Sometimes, in life, the little things mean so much. Although the Kennedy family remains well aware of the ongoing challenges that will need to be addressed, there are increasingly more good and positive developments along the way.
“It is a very long road back for her, but I admire her persistence and perseverance,” Sue Kennedy said. “She does have to have major surgery soon to correct a severe scoliosis of her back that has prevented her from being able to stand and walk independently. And she may need tendon lengthening in her feet - but her surgeons hope that this will then give her the foundation to move on with her life without any further surgery.”
“She is, though, learning to stand and step for herself and now is able to do all her own transfers from her wheelchair and she no longer needs to be hoisted. She was able to go back to school full time from the middle of 2015 and she has been very fortunate that her school supported us to give her additional time at school.”
“She should have graduated last year, but they recognized that Brooke had missed most of her secondary school experience and they wanted her to be able to enjoy this like her peers did.”
“There are so many little things – things that we take for granted – that Brooke is learning to do now,” Sue Kennedy said. “She is learning to speak a little again, she is able to eat normally again without the fear of choking and now that she isn’t having to spend all her time just controlling an out of control body, she has time to learn to read again as well as being much more independent and able to do the things we tend to take for granted such as brushing her teeth - just as an example.”
The Kennedy family is of the firm belief that Deep Brain Stimulation has helped improve Brooke’s capacity to read and to write, something of potentially enormous benefit to other persons receiving this relatively new and radical treatment.
“So much of the effect of Deep Brain Stimulation remains unknown,” Sue Kennedy said. “Brooke’s wonderful neurology team at the Royal Childrens is watching her with keen interest, as they can also learn from her and her response to the treatment.”
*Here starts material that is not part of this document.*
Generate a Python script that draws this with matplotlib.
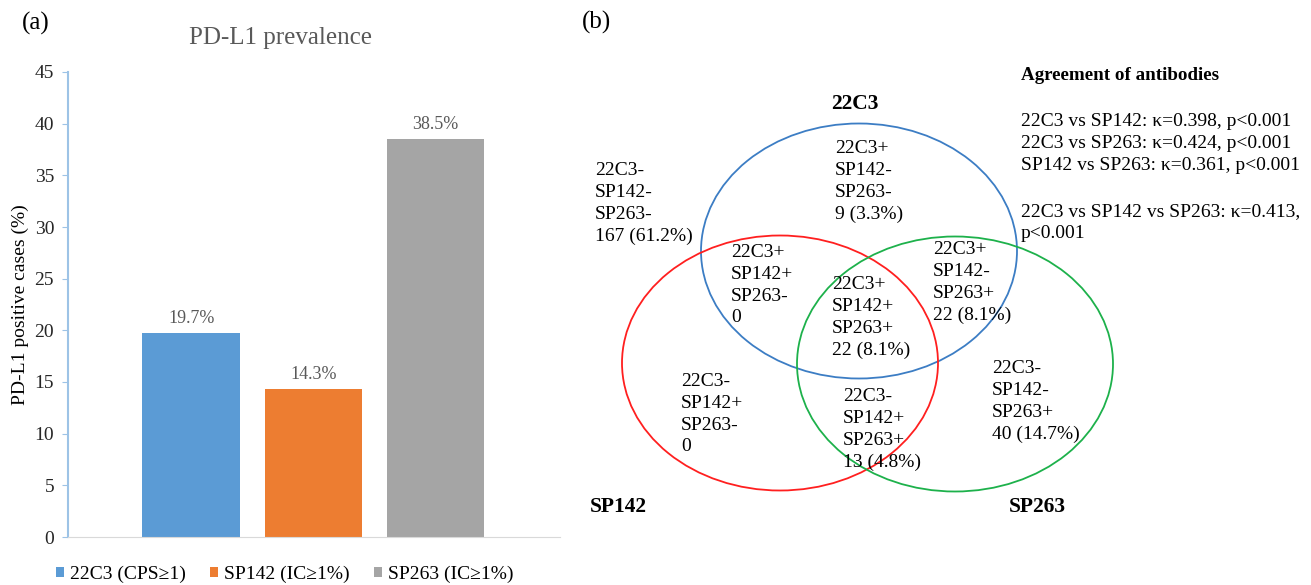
import numpy as np
import matplotlib.pyplot as plt
from matplotlib.patches import Ellipse

plt.rcParams['font.family'] = ['Liberation Serif', 'DejaVu Serif']

# panel (a) data
categories = ["22C3 (CPS\u22651)", "SP142 (IC\u22651%)", "SP263 (IC\u22651%)"]
prevalence = [19.7, 14.3, 38.5]
bar_colors = ["#5B9BD5", "#ED7D31", "#A5A5A5"]
yticks = [0, 5, 10, 15, 20, 25, 30, 35, 40, 45]

# panel (b) data: region sign patterns, counts, percentages
region_signs = [("-", "-", "-"), ("+", "-", "-"), ("+", "+", "-"), ("+", "+", "+"),
                ("+", "-", "+"), ("-", "+", "-"), ("-", "+", "+"), ("-", "-", "+")]
region_counts = [167, 9, 0, 22, 22, 0, 13, 40]
region_pcts = [61.2, 3.3, 0.0, 8.1, 8.1, 0.0, 4.8, 14.7]
antibodies = ["22C3", "SP142", "SP263"]
pairs = ["22C3 vs SP142", "22C3 vs SP263", "SP142 vs SP263"]
kappas = [0.398, 0.424, 0.361]
kappa_all = 0.413

W, H = 1311, 585
fig = plt.figure(figsize=(W / 100, H / 100), dpi=100)

# ---- (a) bar chart ----
ax = fig.add_axes([68 / W, (H - 537) / H, (560 - 68) / W, (537 - 72) / H])
x = np.arange(len(categories))
bars = ax.bar(x, prevalence, width=0.8, color=bar_colors, label=categories)
for b, v in zip(bars, prevalence):
    ax.text(b.get_x() + b.get_width() / 2, v + 0.6, f"{v}%", ha="center", va="bottom",
            fontsize=13, color="#595959")
ax.set_xlim(-1.01, 3.02)
ax.set_ylim(0, 45)
ax.set_yticks(yticks)
ax.set_xticks([])
ax.tick_params(axis="y", labelsize=14, colors="#9DC3E6", labelcolor="#262626",
               length=4, direction="out", pad=6)
for s in ["top", "right"]:
    ax.spines[s].set_visible(False)
ax.spines["left"].set_color("#9DC3E6")
ax.spines["left"].set_linewidth(1.5)
ax.spines["bottom"].set_color("#D9D9D9")
ax.set_ylabel("PD-L1 positive cases (%)", fontsize=14, labelpad=4)
ax.text(0.431, 1 + 34 / 465, "PD-L1 prevalence", transform=ax.transAxes,
        fontsize=18, color="#595959", ha="center", va="center")
ax.legend(loc="center left", bbox_to_anchor=(-0.024, -37 / 465), ncol=3, frameon=False,
          fontsize=14, handlelength=0.4, handleheight=0.4, handletextpad=0.3,
          columnspacing=1.26, borderaxespad=0, borderpad=0)
fig.text(22 / W, 1 - 23 / H, "(a)", fontsize=18, va="center", ha="left")
fig.text(582 / W, 1 - 22 / H, "(b)", fontsize=18, va="center", ha="left")

# ---- (b) Venn diagram ----
vx0 = 575
ax2 = fig.add_axes([vx0 / W, 0, (W - vx0) / W, 1])
ax2.set_xlim(vx0, W)
ax2.set_ylim(H, 0)
ax2.axis("off")

circles = {"22C3": (859, 251, "#3C7DC4"),
           "SP142": (780, 363, "#FF1F1F"),
           "SP263": (955, 364, "#1DB14B")}
for name in antibodies:
    cx, cy, col = circles[name]
    ax2.add_patch(Ellipse((cx, cy), 316, 255, fill=False, edgecolor=col, lw=1.3))

ax2.text(855, 104, antibodies[0], fontsize=15.5, fontweight="bold", ha="center", va="center")
ax2.text(618, 507, antibodies[1], fontsize=15.5, fontweight="bold", ha="center", va="center")
ax2.text(1037, 507, antibodies[2], fontsize=15.5, fontweight="bold", ha="center", va="center")

region_pos = [(595, 162), (835, 140), (731, 244), (832, 276),
              (933, 241), (681, 373), (843, 388), (992, 360)]
for signs, n, p, (tx, ty) in zip(region_signs, region_counts, region_pcts, region_pos):
    lines = [a + s for a, s in zip(antibodies, signs)]
    lines.append(f"{n} ({p}%)" if n > 0 else "0")
    ax2.text(tx, ty, "\n".join(lines), fontsize=14, ha="left", va="top", linespacing=1.37)

ax2.text(1021, 76, "Agreement of antibodies", fontsize=13.7, fontweight="bold",
         ha="left", va="center")
kappa_lines = [f"{pr}: \u03ba={k:.3f}, p<0.001" for pr, k in zip(pairs, kappas)]
ax2.text(1021, 113, "\n".join(kappa_lines), fontsize=14, ha="left", va="top", linespacing=1.37)
ax2.text(1021, 203, f"22C3 vs SP142 vs SP263: \u03ba={kappa_all:.3f},\np<0.001",
         fontsize=14, ha="left", va="top", linespacing=1.37)

fig.savefig("out.png", dpi=100)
“We still have a bit to go with the treatment. Like the condition itself there is a cumulative effect. In Brooke’s case we have seen continued improvement over the past three to four years.”
"Even today, I admit after four years in a wheelchair I had started to think maybe it wouldn't happen. Today, though, that changed and she managed to walk independently in her walker for five metres!" Sue Kennedy said.
"For her that is a massive achievement. She and her physio had been trying for the past few months but it just didn't seem to be happening. Yet today she showed me it is all still there. The smile after she achieved this was a mile wide, so it looks like she will prove me wrong, and the doctors are right. It will take time but who knows where this will take us with her."
"We still have lots to achieve, but there is great hope and reason for encouragement."
Australian Baseball Alumni thanks Sue Kennedy for assisting us with this update on Brooke's progress. We wish Brooke and her family all of our very best for continued improvement and more and more good times well into the future.